Esse desempenho, afiançam, "fica essencialmente a dever-se à dedicação e qualidade, comummente verificada, dos recursos humanos que servem no SIRP, algo que precisa de ser estimulado. Importa, aliás, deixar muito claro que, através do seu contacto direto e imediato com as mulheres e os homens que servem no SIRP, o CFSIRP tem reconhecido, muito genericamente, (pesquisa, processamento e difusão) de informações".
Lembra o CFSIRP que "grande parte do prestígio notoriamente granjeado pelos Serviços de Informações nacionais face aos seus parceiros no âmbito da cooperação internacional - que é da maior utilidade - não resulta (obviamente) das disponibilidades nacionais de recursos materiais e tecnológicos, mas sim do reconhecimento externo das capacidades humanas nacionais de análise e tratamento concretos da informação; aliás, vocação cada vez mais internacionalmente sentida como necessária, face às características das atuais ameaças a debelar".
Mais uma vez, o CFSIRP defende uma clarificação e aperfeiçoamento das normas de acesso dos espiões aos metadados das telecomunicações e internet, que começou este ano. Este acesso, afirma "constitui um instrumento que, para além de ser absolutamente indispensável à segurança nacional, "permite aprofundar a cooperação internacional, conferindo aos Serviços de Informações portugueses a legitimidade acrescida que lhes advém das possibilidades de corresponderem numa lógica de reciprocidade".

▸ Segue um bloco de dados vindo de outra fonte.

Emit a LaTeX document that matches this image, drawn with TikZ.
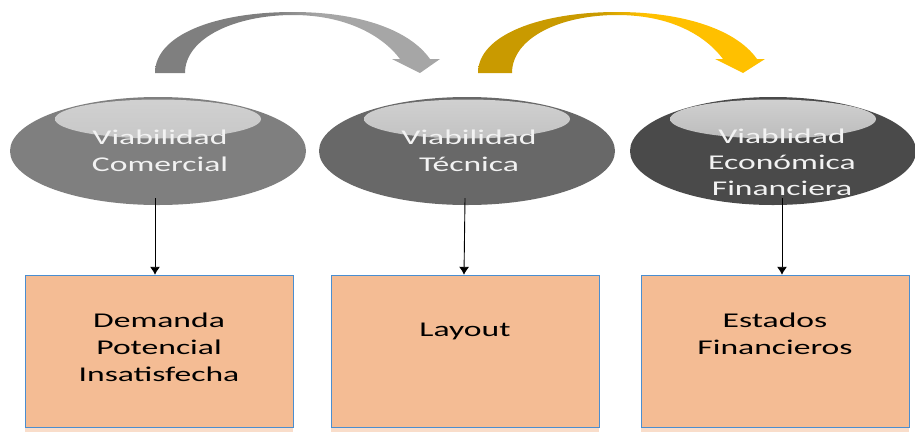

São, no entanto necessárias, no entender dos ficais, algumas melhorias, como "na distinção entre o acesso a dados de base e de localização de equipamento, por um lado, e o acesso a dados de tráfego, por outro" ou na "comunicação para efeitos de procedimento criminal das informações recolhidas".
O CFSIRP considera ainda que, face à recente decisão do Tribunal Constitucional, é necessário "alertar para a subsistência de perigos que o diploma agora declarado inconstitucional procurava colmatar, impondo-se, por isso, a necessidade urgente de nova reflexão sobre a questão por parte do legislador".
Neste relatório relativo ao primeiro semestre, há um novo reforço - já repetido em anteriores relatórios - a a necessidade de modernização muito urgente das tecnologias de informação e comunicação que o SIRP utiliza no desempenho da sua missão, não apenas para garantir maior eficiência e eficácia no desempenho dos Serviços de Informações, mas igualmente - e com particular destaque - para assegurar uma melhor articulação entre os sistemas de gestão documental dos Serviços e o Centro de Dados de cada um deles, garantindo assim, como este CFSIRP tem dito, "uma maior aproximação aos objetivos legais e uma maior transparência face às ações de fiscalização".
O CFSIRP é presidido por Abílio Morgado, indicado pelo PSD e ex-consultor de Segurança do Presidente da República, Cavaco Silva; Filipe Neto Brandão, deputado do PS e membro da Comissão de Assuntos Constitucionais, Direitos, Liberdades e Garantias; e António Rodrigues, jurista e ex-deputado do PSD.